My designs tend to start from a Bottom Up position, and then work towards the middle. In other words it’s a hybrid. Once I have the base mechanics established, I look for a top down theme to apply, and then look to see what sort of designs I can find in the other direction to fill out the design. Case in point, in Paper Zeppelin the idea wasn’t always to make a twin stick shooter, but a scrolling 2D shooter. Once I realized that I wanted to use a zeppelin, it meant that I also wanted to arm that zeppelin with a turret, which means multi-directional shooting, which led to thinking about ways to limit the arc of fire and so on. That also helped me to establish limits on what the game should be doing. If something doesn’t make sense in the theme, then it shouldn’t be in the design.
The mechanics of Dungeon Quest are at their core a deck building and encounter creation engine. I could put almost any theming on top. For example, I considered changing Dungeon Quest into a game with Mecha. Instead of Classes you’d have different chassis. Damage would have additional malfunction abilities and the core triad of Combat, Cunning and Magic would be changed to something like Combat, Prowess and Tech. But then the sort of mechanics that I could add would be different. So instead of weapons and armors being limited by type, they could be attached to the mech and the number of attachment points would be the limiting factor. And you could travel to different planets with different effects on them.
Or, you could remove the combat entirely. Let’s make it a Star Trek game, so the triad becomes Courage, Diplomacy and Treknobabble. There are locations and the encounters are Problem of the Week style shenanigans. But now, we’d have cards that would focus more on the concept of solving the encounter instead of defeating it, and the players would fall into the roles of Away Team.
Now these all sound like different games, but the bottom up mechanics of Dungeon Quest allow all of them without making too many changes. Some of these mechanics are rather cool. Like the idea of going to different locations from the Mech version I’ve incorporated into the Dungeon Quest, while the idea of tying status effects to damage doesn’t work in the DQ context.
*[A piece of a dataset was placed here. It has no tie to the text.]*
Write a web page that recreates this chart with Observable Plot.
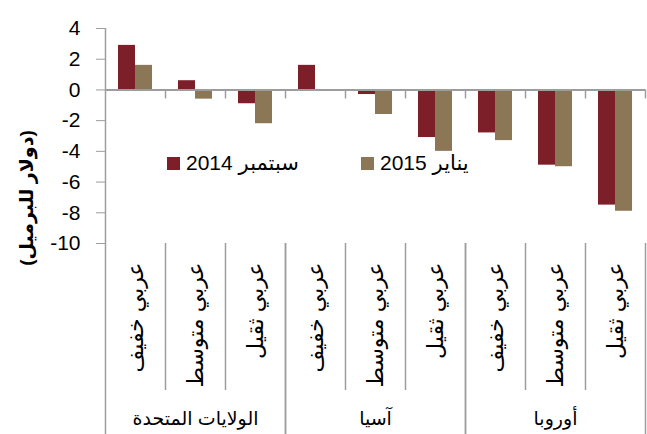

So if you’re looking at a game, it’s good practice to try to remove the game from the theming that goes along with it, winse it will give you another angle from which to consider the game and the mechanics themselves. And, this is important, you might want to reconsider ejecting the current them if another makes the game better. I seriously considered the mech version. I really did, because of the additional ways that I could create cards and encounters and make the core game more crunchy. But those reasons are also why I didn’t. I don’t want this card game to be that heavy. It’s supposed to be easy to play. Also, sci-fi mecha tropes are less well known than those of fantasy. Which means that the game would be more complicated and be more difficult to teach without gaining too much in the change. If Dungeon Quest is really popular, perhaps I’ll use the core to build another game based on them. But for now I’m happy to loot whatever mechanics and ideas to make Dungeon Quest the best that I can make it.
– In development news (yay!) I’ve added a mechanic called “Class Power” to all of the Class Cards. They are basically a way to use more of your resources every turn, almost like a free card in your hand. What’s interesting is that since I gave them a key word, I can reference them on other cards. So I can have a card that has the following:
Rando Card (3 – Red)
Deal 2 Damage
Activate Class Power
But for the different classes would be read as :
Deal 2, discard a card : deal 2 (Fighter)
Deal 2, draw a card (Rogue)
Deal 2, Trash a Damage Card (Wizard)
In other words, it creates a situation where the same card might work totally differently and support different decks based on the context that it is in. I’m really happy with how it’s working so far, and I think that there is a lot of design space there.